# TASK:
Reproduce the listing below exactly. Pictures do not belong in the copy.
[Begin]
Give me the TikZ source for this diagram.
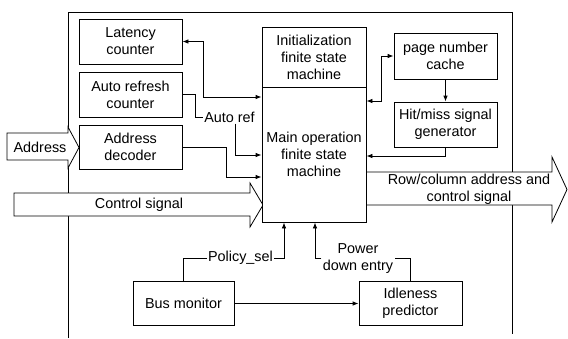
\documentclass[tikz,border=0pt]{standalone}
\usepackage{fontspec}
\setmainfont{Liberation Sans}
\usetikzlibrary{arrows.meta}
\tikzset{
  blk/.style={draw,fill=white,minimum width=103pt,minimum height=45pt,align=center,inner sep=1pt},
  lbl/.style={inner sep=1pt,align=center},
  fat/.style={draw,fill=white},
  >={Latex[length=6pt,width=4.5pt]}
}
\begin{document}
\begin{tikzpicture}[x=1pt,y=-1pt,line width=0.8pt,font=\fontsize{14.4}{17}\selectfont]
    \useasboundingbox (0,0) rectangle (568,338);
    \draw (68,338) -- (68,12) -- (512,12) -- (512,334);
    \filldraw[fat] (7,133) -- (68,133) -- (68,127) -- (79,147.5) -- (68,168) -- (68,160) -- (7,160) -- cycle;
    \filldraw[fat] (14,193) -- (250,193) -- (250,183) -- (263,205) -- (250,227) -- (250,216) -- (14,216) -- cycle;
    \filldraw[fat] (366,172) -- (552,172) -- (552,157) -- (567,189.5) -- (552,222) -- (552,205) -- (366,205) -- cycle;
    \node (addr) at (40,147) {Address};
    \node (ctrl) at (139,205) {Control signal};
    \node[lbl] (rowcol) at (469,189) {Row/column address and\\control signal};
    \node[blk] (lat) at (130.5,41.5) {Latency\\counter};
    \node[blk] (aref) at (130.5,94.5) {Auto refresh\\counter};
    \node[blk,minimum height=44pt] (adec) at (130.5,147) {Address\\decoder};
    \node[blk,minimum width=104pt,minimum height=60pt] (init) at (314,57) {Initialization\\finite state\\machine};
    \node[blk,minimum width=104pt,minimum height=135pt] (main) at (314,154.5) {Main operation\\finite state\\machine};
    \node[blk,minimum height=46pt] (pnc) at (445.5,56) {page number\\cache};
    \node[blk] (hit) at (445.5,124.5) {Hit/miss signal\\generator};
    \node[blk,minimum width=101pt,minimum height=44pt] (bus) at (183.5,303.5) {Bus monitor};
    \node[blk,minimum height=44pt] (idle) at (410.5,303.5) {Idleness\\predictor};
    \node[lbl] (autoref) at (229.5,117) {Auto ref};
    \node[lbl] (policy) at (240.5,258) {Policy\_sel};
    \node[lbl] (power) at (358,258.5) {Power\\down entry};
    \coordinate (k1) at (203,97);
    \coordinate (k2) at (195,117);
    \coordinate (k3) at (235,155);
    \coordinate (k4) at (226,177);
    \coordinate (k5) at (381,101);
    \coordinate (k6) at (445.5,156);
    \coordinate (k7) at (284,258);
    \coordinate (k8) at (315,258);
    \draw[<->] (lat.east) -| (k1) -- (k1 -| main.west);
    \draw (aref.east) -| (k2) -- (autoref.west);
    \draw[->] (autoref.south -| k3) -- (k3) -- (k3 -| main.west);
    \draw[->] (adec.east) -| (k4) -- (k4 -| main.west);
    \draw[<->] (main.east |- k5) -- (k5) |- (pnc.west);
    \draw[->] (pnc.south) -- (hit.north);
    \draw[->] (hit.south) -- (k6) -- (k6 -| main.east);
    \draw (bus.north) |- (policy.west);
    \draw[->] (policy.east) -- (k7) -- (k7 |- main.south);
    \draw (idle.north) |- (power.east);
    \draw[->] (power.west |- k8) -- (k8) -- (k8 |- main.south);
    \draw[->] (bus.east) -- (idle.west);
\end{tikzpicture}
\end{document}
[End]
# FULL OUTPUT:
Give me the TikZ source for this diagram.
\documentclass[tikz,border=0pt]{standalone}
\usepackage{fontspec}
\setmainfont{Liberation Sans}
\usetikzlibrary{arrows.meta}
\tikzset{
  blk/.style={draw,fill=white,minimum width=103pt,minimum height=45pt,align=center,inner sep=1pt},
  lbl/.style={inner sep=1pt,align=center},
  fat/.style={draw,fill=white},
  >={Latex[length=6pt,width=4.5pt]}
}
\begin{document}
\begin{tikzpicture}[x=1pt,y=-1pt,line width=0.8pt,font=\fontsize{14.4}{17}\selectfont]
    \useasboundingbox (0,0) rectangle (568,338);
    \draw (68,338) -- (68,12) -- (512,12) -- (512,334);
    \filldraw[fat] (7,133) -- (68,133) -- (68,127) -- (79,147.5) -- (68,168) -- (68,160) -- (7,160) -- cycle;
    \filldraw[fat] (14,193) -- (250,193) -- (250,183) -- (263,205) -- (250,227) -- (250,216) -- (14,216) -- cycle;
    \filldraw[fat] (366,172) -- (552,172) -- (552,157) -- (567,189.5) -- (552,222) -- (552,205) -- (366,205) -- cycle;
    \node (addr) at (40,147) {Address};
    \node (ctrl) at (139,205) {Control signal};
    \node[lbl] (rowcol) at (469,189) {Row/column address and\\control signal};
    \node[blk] (lat) at (130.5,41.5) {Latency\\counter};
    \node[blk] (aref) at (130.5,94.5) {Auto refresh\\counter};
    \node[blk,minimum height=44pt] (adec) at (130.5,147) {Address\\decoder};
    \node[blk,minimum width=104pt,minimum height=60pt] (init) at (314,57) {Initialization\\finite state\\machine};
    \node[blk,minimum width=104pt,minimum height=135pt] (main) at (314,154.5) {Main operation\\finite state\\machine};
    \node[blk,minimum height=46pt] (pnc) at (445.5,56) {page number\\cache};
    \node[blk] (hit) at (445.5,124.5) {Hit/miss signal\\generator};
    \node[blk,minimum width=101pt,minimum height=44pt] (bus) at (183.5,303.5) {Bus monitor};
    \node[blk,minimum height=44pt] (idle) at (410.5,303.5) {Idleness\\predictor};
    \node[lbl] (autoref) at (229.5,117) {Auto ref};
    \node[lbl] (policy) at (240.5,258) {Policy\_sel};
    \node[lbl] (power) at (358,258.5) {Power\\down entry};
    \coordinate (k1) at (203,97);
    \coordinate (k2) at (195,117);
    \coordinate (k3) at (235,155);
    \coordinate (k4) at (226,177);
    \coordinate (k5) at (381,101);
    \coordinate (k6) at (445.5,156);
    \coordinate (k7) at (284,258);
    \coordinate (k8) at (315,258);
    \draw[<->] (lat.east) -| (k1) -- (k1 -| main.west);
    \draw (aref.east) -| (k2) -- (autoref.west);
    \draw[->] (autoref.south -| k3) -- (k3) -- (k3 -| main.west);
    \draw[->] (adec.east) -| (k4) -- (k4 -| main.west);
    \draw[<->] (main.east |- k5) -- (k5) |- (pnc.west);
    \draw[->] (pnc.south) -- (hit.north);
    \draw[->] (hit.south) -- (k6) -- (k6 -| main.east);
    \draw (bus.north) |- (policy.west);
    \draw[->] (policy.east) -- (k7) -- (k7 |- main.south);
    \draw (idle.north) |- (power.east);
    \draw[->] (power.west |- k8) -- (k8) -- (k8 |- main.south);
    \draw[->] (bus.east) -- (idle.west);
\end{tikzpicture}
\end{document}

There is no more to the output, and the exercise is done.